▸ Work instructions: What is the number of lines containing "React"? Give only that number.

▸ Listed records:
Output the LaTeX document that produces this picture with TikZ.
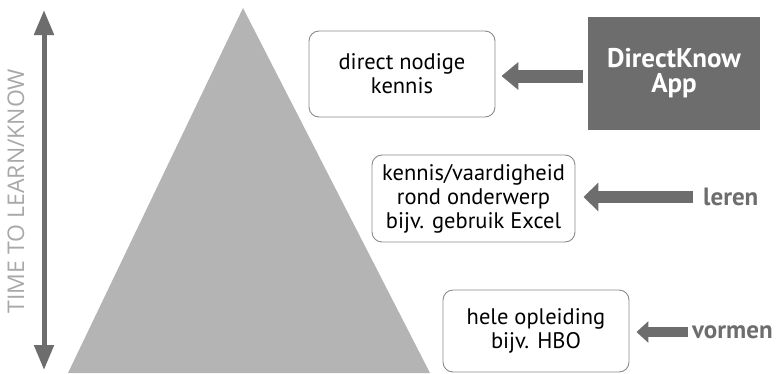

...

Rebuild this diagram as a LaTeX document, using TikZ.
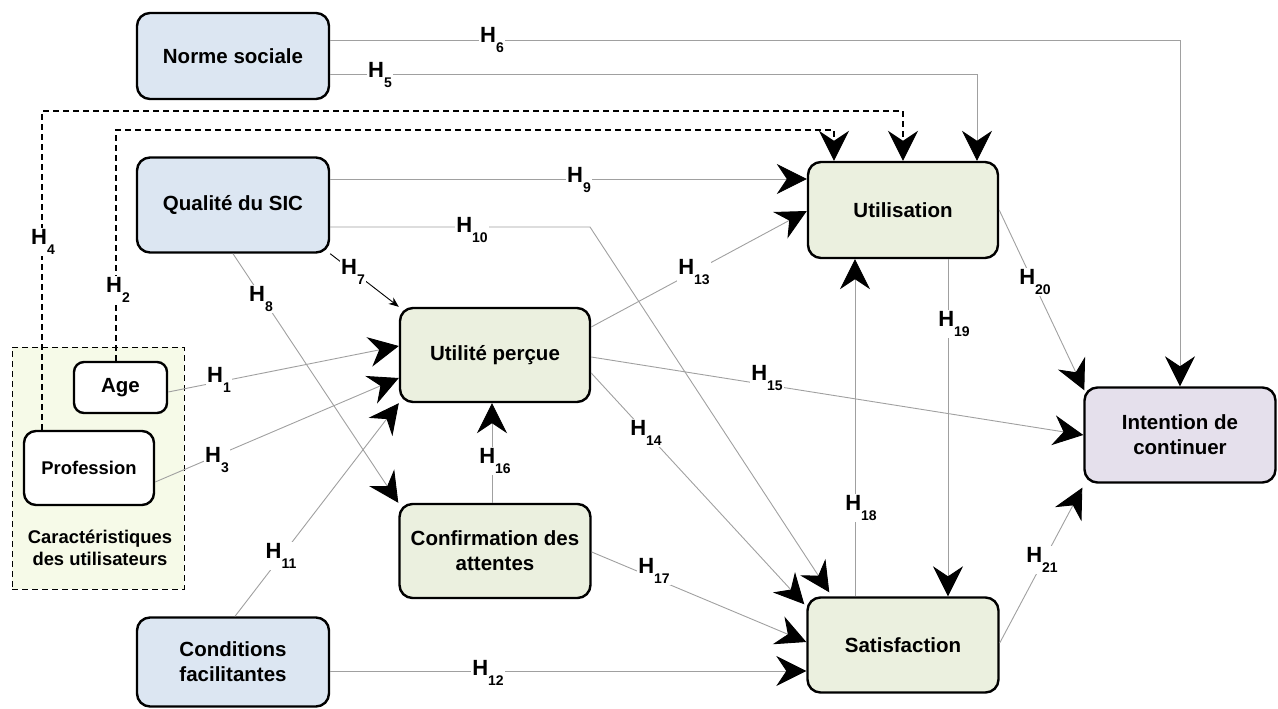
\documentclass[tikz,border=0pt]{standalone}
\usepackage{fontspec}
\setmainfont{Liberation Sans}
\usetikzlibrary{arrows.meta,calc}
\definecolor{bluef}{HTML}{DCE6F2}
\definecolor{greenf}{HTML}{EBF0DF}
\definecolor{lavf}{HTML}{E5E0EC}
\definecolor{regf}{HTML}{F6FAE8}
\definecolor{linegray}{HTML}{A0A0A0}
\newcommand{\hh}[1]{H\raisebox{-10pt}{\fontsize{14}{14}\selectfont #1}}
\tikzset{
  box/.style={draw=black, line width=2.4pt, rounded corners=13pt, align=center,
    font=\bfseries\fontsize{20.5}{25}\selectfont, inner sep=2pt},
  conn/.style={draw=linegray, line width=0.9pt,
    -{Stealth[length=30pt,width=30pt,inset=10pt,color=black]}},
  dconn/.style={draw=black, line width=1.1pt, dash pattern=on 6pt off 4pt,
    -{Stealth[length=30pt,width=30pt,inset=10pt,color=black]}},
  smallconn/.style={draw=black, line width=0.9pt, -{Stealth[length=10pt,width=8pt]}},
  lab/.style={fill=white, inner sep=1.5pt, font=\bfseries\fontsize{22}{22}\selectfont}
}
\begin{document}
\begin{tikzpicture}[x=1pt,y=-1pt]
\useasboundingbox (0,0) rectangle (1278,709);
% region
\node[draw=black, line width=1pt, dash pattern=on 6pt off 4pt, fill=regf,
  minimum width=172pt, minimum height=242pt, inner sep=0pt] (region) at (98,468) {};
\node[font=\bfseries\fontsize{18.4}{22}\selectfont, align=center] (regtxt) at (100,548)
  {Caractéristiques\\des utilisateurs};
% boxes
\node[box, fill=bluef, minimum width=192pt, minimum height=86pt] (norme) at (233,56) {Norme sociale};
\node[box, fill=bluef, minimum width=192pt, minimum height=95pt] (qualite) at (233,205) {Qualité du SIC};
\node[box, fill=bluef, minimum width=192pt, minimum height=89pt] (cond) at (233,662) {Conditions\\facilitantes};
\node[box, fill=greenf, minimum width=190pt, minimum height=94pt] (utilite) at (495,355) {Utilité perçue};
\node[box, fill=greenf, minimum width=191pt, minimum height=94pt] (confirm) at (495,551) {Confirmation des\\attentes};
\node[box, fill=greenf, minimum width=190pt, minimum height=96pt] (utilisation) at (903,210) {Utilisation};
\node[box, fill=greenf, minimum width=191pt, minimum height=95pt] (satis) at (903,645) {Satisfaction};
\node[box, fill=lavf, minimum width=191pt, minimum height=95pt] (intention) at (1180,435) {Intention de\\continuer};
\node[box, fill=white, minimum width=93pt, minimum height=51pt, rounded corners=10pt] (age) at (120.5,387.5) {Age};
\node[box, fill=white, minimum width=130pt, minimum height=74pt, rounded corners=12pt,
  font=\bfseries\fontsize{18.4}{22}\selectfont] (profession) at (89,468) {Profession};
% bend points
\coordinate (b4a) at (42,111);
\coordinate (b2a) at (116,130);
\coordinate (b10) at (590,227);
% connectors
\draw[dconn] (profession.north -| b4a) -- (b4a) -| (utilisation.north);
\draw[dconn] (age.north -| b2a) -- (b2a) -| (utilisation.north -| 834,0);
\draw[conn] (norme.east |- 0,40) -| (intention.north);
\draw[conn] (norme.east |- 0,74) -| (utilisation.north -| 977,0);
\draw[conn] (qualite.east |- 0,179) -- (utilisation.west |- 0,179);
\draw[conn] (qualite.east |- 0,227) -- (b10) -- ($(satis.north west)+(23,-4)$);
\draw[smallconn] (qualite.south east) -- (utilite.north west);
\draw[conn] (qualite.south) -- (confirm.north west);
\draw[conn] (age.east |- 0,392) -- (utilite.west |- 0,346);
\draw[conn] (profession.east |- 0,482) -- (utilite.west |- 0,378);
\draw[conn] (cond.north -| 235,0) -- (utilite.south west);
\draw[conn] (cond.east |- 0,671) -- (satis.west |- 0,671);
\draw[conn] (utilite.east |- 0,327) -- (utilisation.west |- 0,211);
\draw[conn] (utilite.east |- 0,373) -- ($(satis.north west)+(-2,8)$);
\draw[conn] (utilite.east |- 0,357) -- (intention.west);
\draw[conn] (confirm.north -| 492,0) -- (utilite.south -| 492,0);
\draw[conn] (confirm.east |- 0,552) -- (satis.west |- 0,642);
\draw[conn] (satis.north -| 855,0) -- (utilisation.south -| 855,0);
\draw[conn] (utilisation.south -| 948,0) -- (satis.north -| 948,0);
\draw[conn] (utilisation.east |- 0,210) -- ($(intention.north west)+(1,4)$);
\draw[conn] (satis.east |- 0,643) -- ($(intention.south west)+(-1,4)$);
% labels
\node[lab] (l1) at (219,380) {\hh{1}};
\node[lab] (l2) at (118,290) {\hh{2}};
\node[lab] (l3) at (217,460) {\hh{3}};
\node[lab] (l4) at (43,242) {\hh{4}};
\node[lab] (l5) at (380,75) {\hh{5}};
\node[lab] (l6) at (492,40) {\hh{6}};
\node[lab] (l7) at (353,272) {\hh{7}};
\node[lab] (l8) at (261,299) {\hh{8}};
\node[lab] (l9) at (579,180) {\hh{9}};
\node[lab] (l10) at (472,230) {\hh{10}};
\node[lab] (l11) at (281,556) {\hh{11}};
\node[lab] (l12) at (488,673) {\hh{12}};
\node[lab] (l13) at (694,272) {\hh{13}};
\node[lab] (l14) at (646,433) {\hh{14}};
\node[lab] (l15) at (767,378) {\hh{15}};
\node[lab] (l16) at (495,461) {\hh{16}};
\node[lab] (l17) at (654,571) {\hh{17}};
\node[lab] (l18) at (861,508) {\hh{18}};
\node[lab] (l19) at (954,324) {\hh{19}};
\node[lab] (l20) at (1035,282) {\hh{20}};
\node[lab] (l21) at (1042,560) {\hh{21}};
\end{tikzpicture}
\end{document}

...

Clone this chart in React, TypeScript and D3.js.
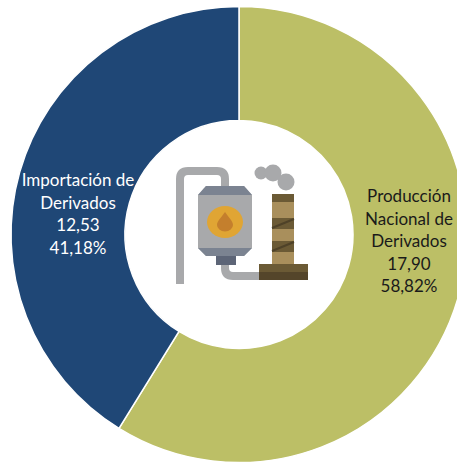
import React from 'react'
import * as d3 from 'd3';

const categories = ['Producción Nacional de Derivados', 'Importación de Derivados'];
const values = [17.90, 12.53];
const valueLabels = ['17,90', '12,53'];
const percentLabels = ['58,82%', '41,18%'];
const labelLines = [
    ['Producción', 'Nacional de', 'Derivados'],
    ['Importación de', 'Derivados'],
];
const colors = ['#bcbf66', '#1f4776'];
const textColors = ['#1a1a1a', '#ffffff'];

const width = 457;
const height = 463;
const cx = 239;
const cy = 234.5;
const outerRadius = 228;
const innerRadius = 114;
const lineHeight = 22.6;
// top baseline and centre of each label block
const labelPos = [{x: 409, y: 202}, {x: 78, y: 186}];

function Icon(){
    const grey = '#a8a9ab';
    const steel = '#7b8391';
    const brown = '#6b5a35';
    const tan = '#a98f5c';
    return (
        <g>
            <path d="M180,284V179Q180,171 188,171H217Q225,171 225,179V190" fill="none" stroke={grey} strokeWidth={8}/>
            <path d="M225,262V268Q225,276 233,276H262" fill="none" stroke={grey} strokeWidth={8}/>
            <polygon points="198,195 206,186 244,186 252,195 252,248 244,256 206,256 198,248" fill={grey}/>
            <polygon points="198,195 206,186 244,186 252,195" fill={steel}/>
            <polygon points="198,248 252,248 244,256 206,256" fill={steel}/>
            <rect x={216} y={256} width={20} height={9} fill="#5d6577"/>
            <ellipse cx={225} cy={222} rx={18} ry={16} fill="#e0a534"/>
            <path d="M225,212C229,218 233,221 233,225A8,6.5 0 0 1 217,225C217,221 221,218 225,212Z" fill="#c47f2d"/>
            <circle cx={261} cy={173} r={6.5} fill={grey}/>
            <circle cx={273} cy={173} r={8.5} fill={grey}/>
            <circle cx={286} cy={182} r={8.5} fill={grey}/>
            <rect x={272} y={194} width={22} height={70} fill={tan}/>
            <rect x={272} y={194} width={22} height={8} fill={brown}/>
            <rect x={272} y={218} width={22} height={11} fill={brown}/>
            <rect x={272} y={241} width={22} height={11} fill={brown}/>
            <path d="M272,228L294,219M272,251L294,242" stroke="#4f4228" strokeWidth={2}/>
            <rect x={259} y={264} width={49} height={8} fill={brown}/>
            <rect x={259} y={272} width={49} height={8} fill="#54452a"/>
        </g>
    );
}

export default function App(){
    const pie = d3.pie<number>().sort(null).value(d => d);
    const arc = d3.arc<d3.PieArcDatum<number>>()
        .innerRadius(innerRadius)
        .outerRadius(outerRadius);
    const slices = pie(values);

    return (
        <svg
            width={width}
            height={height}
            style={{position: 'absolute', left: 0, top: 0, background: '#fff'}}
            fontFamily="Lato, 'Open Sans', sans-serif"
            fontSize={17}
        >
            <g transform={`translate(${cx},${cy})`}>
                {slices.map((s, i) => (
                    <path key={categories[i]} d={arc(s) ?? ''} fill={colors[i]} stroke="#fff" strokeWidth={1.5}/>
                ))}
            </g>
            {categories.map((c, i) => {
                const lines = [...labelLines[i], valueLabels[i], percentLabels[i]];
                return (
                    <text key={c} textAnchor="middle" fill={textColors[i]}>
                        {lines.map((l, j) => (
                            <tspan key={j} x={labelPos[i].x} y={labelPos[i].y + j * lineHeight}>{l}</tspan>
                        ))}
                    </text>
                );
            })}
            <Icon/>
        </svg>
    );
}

▸ The answer: 2